Understanding the narratives and understanding the ways in which information is flowing is hard. We are organized around national boundaries, but the people creating these networks absolutely are not. Social media platforms are also not connected around national boundaries. 

It is ultimately universal factors that cause people to be susceptible to misleading information — economic insecurity, uncertainty about the future, breakdown of community, and loneliness. 

Conspiratorial content  has moved far beyond fringe movements and into the mainstream. How does this happen? 

There is a critical failure in providing answers to people’s questions. The pandemic provided a beautiful example of many people having very normal questions: Has there been enough testing? Will this make me infertile? Will my 9-year-old child get myocarditis? These are very normal questions to ask. 

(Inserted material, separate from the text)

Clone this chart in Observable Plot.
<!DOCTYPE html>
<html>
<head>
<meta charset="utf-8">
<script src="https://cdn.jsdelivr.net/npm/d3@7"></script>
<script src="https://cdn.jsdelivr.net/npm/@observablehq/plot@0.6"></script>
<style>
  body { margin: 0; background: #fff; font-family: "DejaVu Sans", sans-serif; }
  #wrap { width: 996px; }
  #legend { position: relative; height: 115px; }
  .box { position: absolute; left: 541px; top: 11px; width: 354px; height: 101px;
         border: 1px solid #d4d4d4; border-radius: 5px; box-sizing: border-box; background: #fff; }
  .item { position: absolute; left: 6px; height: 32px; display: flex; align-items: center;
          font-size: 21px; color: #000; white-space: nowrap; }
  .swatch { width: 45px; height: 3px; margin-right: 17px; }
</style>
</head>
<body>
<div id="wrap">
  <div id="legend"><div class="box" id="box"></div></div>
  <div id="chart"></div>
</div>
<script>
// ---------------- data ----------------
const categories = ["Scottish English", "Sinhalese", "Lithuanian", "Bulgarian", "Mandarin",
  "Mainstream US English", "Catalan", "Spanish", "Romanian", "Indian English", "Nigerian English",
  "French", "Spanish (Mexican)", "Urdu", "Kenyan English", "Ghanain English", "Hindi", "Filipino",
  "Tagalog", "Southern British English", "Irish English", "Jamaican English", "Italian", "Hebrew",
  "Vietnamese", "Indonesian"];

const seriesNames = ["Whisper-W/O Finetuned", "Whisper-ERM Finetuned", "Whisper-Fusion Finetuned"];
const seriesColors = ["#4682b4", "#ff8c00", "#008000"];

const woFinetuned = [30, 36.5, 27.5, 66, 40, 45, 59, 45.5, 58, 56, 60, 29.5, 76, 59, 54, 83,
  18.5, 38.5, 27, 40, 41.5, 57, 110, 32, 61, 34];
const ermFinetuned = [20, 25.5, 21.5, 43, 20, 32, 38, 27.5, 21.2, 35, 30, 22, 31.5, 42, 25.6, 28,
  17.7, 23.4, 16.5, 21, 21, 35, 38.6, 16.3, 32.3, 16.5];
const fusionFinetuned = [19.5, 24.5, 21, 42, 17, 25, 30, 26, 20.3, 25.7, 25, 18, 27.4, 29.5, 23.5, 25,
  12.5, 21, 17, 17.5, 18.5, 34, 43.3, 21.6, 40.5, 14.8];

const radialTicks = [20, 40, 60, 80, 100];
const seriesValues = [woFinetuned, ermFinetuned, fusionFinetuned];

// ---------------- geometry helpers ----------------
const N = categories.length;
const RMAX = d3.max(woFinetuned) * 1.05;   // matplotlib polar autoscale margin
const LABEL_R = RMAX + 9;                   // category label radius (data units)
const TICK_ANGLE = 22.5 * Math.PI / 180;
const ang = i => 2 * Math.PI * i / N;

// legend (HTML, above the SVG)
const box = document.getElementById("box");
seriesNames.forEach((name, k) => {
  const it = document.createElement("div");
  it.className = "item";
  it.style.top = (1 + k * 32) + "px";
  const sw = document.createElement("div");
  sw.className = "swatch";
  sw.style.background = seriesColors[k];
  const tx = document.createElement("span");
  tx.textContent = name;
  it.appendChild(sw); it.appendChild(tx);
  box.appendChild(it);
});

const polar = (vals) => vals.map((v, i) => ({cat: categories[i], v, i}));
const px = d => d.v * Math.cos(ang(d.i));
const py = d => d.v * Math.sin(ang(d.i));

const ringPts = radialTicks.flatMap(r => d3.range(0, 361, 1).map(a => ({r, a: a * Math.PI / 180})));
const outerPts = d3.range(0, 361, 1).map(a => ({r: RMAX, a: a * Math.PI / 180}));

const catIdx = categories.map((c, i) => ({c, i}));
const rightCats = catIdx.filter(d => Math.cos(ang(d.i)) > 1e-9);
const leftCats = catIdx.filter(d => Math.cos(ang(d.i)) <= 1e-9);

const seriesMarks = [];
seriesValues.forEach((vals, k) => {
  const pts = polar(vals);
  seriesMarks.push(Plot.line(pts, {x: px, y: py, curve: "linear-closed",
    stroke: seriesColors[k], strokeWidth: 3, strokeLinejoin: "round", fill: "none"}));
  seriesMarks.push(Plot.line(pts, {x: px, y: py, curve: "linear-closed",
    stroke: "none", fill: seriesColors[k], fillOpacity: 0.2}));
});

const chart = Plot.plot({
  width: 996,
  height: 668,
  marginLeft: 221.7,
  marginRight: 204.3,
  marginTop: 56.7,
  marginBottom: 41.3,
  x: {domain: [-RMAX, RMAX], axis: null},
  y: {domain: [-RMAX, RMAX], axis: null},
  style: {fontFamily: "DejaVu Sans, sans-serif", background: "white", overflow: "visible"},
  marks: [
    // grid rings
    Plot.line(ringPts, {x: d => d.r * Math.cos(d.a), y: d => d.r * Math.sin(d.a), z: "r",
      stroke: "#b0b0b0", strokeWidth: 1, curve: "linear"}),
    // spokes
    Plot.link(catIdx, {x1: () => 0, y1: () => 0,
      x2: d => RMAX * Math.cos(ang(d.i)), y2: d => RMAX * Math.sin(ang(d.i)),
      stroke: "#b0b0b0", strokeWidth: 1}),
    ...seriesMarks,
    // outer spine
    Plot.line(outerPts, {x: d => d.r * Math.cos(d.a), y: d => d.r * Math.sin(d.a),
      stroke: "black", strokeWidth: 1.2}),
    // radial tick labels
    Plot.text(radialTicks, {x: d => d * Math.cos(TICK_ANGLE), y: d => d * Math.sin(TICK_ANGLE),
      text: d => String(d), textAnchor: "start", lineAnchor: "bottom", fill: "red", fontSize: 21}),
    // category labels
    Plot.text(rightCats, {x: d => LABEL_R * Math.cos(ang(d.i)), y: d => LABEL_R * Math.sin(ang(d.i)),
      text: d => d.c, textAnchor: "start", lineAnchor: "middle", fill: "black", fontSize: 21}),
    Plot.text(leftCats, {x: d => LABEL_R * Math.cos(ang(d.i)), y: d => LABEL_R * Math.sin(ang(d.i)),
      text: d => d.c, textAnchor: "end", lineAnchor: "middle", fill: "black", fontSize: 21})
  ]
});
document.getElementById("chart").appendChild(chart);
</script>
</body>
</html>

Those of us who live in our information ecosystem wait until we have enough data. But the conspiracy theorists do not wait. They fill these data deficits with conspiracy content. They are much better at SEO. They’re much better at juicing Google, and their content gets to the top of the search results. And we’re over here six weeks later creating a 67-page PDF that doesn’t hit the first page of Google. 

The information ecosystem that we live in is top-down linear and hierarchical. We believe in trusted gatekeepers. The result is a very passive model of communication. If you look at the disinformation ecosystem, it is participatory. It is dynamic. It is designed so people participating in that ecosystem believe they’re being heard. They have a sense of agency.   

What can we do to help  “information ecosystems” evolve to become healthier spaces? 

If we in our information ecosystem don’t learn from those dynamics and recognize that there is a reason people are being drawn into these spaces, we are going to continue to fail. 

How can we really think innovatively about the complex dynamics of the communication ecosystem rather than playing whack-a-mole with individual pieces of content? 

Unfortunately, we do not have the luxury of time to keep making these mistakes. We need a counterweight to the platforms, and the response must be global. Civil society must achieve the same scale, the same resources, and the same ability to think across borders in the way that the platforms do.